These biographies recapitulate the lifetimes of two vastly different Uruguayan political figures. Aparicio Saravia (1856-1904) and José Batlie y Ordóñez (1856-1929) played distinctive and briefly inter-related roles in their country’s historical development. Saravia, a rough-hewn rural caudillo and Blanco adherent, exemplified Uruguay’s long, tumultuous struggle for national unity. Conversely, Batlle, an urbane intellectual and nominally a Colorado, guided the republic’s emergence into modern statehood.

Their careers first converged when they separately opposed President Juan Idiarte Borda’s unpopular Colorado regime from 1894 to 1897, as Saravia headed a military uprising while Batlle launched editorial assaults. Assassination of Idiarte Borda in 1897 led to a truce that resulted in Batlie’s presidential accession in 1903. Saravia soon rebelled against Batlle’s administration, but his death in 1904 from battle wounds closed Uruguay’s gaucho-caudillo age. Ironically, Batlle, a sometime duelist, had condoned Idiarte Borda’s murder but he wept upon learning of Saravia’s death. Batlle’s victory symbolized the rise of the urban industrial oriented Colorados and the decline of the rural agrarian based Blancos.

Both works have been essentially based upon previously published syntheses, offer largely conventional analyses, and seem to be directed at a general audience. Perhaps the major contribution of the Batlle biography is its presentation of insights about the extent to which positivism and spiritualism might have influenced his ideological stances.
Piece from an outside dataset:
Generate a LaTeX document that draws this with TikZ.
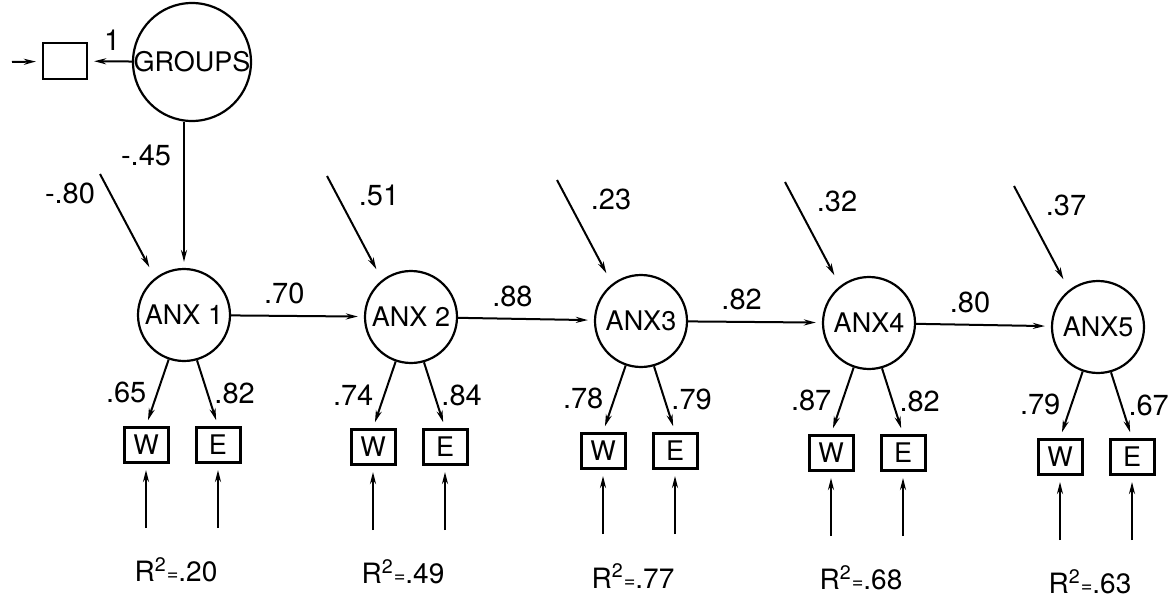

The Saravia study examines the countryside roots of Banda Oriental caudillismo, focusing special attention on military capabilities and Brazilian involvement in his insurrections. The less well-known gaucho stands out as a folk hero who had unwittingly become a disruptive, anachronistic force in the twentieth century. In consonance with the rationale for a series on notable national figures, each protagonist receives generous measures of adulation.

Neither work devotes substantial attention to background developments such as immigration, technological innovations, or arts and letters. Unfortunately, the respective authors criticize the Idiarte Borda administration for its shortcomings without offering much by way of indepth analysis, which is a regrettable omission of perspective in view of its significance to careers of both Saravia and Batlle.